STATED EXERCISE
Return the whole listing, line for line, without the pictures in it.

SUPPLIED ENTRIES

=======

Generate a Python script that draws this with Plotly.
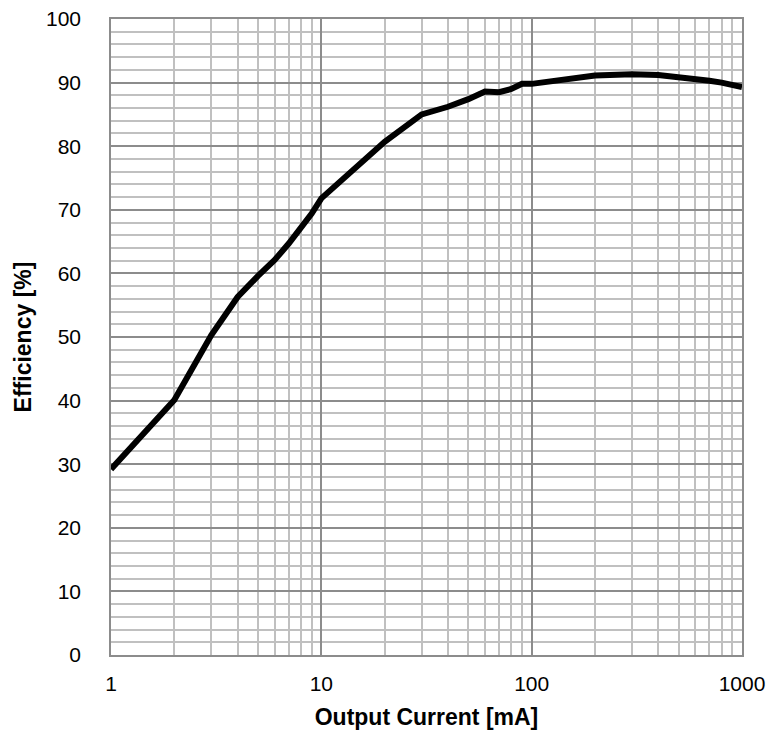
import plotly.graph_objects as go

current_ma = [1, 2, 3, 4, 5, 6, 7, 8, 9, 10, 20, 30, 40, 50, 60, 70, 80, 90, 100,
              200, 300, 400, 500, 600, 700, 800, 900, 1000]
efficiency = [29.2, 40.1, 50.3, 56.3, 59.6, 62.1, 64.7, 67.1, 69.4, 71.8, 80.7, 85.0, 86.2, 87.4,
              88.6, 88.5, 89.0, 89.8, 89.8, 91.1, 91.3, 91.2, 90.9, 90.6, 90.3, 90.0, 89.7, 89.3]

x_ticks = [1, 10, 100, 1000]
x_tick_labels = ["1", "10", "100", "1000"]
y_ticks = [0, 10, 20, 30, 40, 50, 60, 70, 80, 90, 100]

FONT = "Liberation Sans, Arial, sans-serif"
MAJOR = "#8c8c8c"
MINOR = "#c0c0c0"

fig = go.Figure()
fig.add_trace(go.Scatter(x=current_ma, y=efficiency, mode="lines",
                         line=dict(color="black", width=6), showlegend=False))

fig.update_layout(
    width=771, height=734,
    margin=dict(l=111, r=29, t=19, b=79),
    plot_bgcolor="white", paper_bgcolor="white",
    font=dict(family=FONT, size=21, color="black"),
)
fig.update_xaxes(
    type="log", range=[0, 3], automargin=False,
    tickvals=x_ticks, ticktext=x_tick_labels,
    showgrid=True, gridcolor=MAJOR, gridwidth=1.5,
    minor=dict(showgrid=True, gridcolor=MINOR, gridwidth=1.5, dtick="D1"),
    showline=True, linecolor=MAJOR, linewidth=1.5, mirror=True,
    ticks="", ticklabelstandoff=9,
    zeroline=False,
    title=dict(text="<b>Output Current [mA]</b>", font=dict(size=23), standoff=15),
)
fig.update_yaxes(
    range=[0, 100], tickvals=y_ticks, automargin=False,
    showgrid=True, gridcolor=MAJOR, gridwidth=1.5,
    minor=dict(showgrid=True, gridcolor=MINOR, gridwidth=1.5, dtick=2),
    showline=True, linecolor=MAJOR, linewidth=1.5, mirror=True,
    ticks="", ticklabelstandoff=24,
    zeroline=False,
    title=dict(text="<b>Efficiency [%]</b>", font=dict(size=23), standoff=8),
)

fig.write_html("out.html", config={"displayModeBar": False},
               post_script="document.body.style.margin='0';")
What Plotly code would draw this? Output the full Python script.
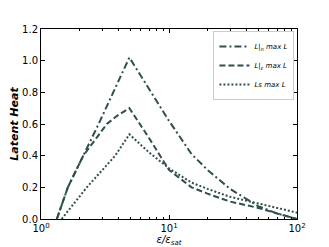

=======

RESULT BELOW
Generate a Python script that draws this with Plotly.
import plotly.graph_objects as go

current_ma = [1, 2, 3, 4, 5, 6, 7, 8, 9, 10, 20, 30, 40, 50, 60, 70, 80, 90, 100,
              200, 300, 400, 500, 600, 700, 800, 900, 1000]
efficiency = [29.2, 40.1, 50.3, 56.3, 59.6, 62.1, 64.7, 67.1, 69.4, 71.8, 80.7, 85.0, 86.2, 87.4,
              88.6, 88.5, 89.0, 89.8, 89.8, 91.1, 91.3, 91.2, 90.9, 90.6, 90.3, 90.0, 89.7, 89.3]

x_ticks = [1, 10, 100, 1000]
x_tick_labels = ["1", "10", "100", "1000"]
y_ticks = [0, 10, 20, 30, 40, 50, 60, 70, 80, 90, 100]

FONT = "Liberation Sans, Arial, sans-serif"
MAJOR = "#8c8c8c"
MINOR = "#c0c0c0"

fig = go.Figure()
fig.add_trace(go.Scatter(x=current_ma, y=efficiency, mode="lines",
                         line=dict(color="black", width=6), showlegend=False))

fig.update_layout(
    width=771, height=734,
    margin=dict(l=111, r=29, t=19, b=79),
    plot_bgcolor="white", paper_bgcolor="white",
    font=dict(family=FONT, size=21, color="black"),
)
fig.update_xaxes(
    type="log", range=[0, 3], automargin=False,
    tickvals=x_ticks, ticktext=x_tick_labels,
    showgrid=True, gridcolor=MAJOR, gridwidth=1.5,
    minor=dict(showgrid=True, gridcolor=MINOR, gridwidth=1.5, dtick="D1"),
    showline=True, linecolor=MAJOR, linewidth=1.5, mirror=True,
    ticks="", ticklabelstandoff=9,
    zeroline=False,
    title=dict(text="<b>Output Current [mA]</b>", font=dict(size=23), standoff=15),
)
fig.update_yaxes(
    range=[0, 100], tickvals=y_ticks, automargin=False,
    showgrid=True, gridcolor=MAJOR, gridwidth=1.5,
    minor=dict(showgrid=True, gridcolor=MINOR, gridwidth=1.5, dtick=2),
    showline=True, linecolor=MAJOR, linewidth=1.5, mirror=True,
    ticks="", ticklabelstandoff=24,
    zeroline=False,
    title=dict(text="<b>Efficiency [%]</b>", font=dict(size=23), standoff=8),
)

fig.write_html("out.html", config={"displayModeBar": False},
               post_script="document.body.style.margin='0';")
What Plotly code would draw this? Output the full Python script.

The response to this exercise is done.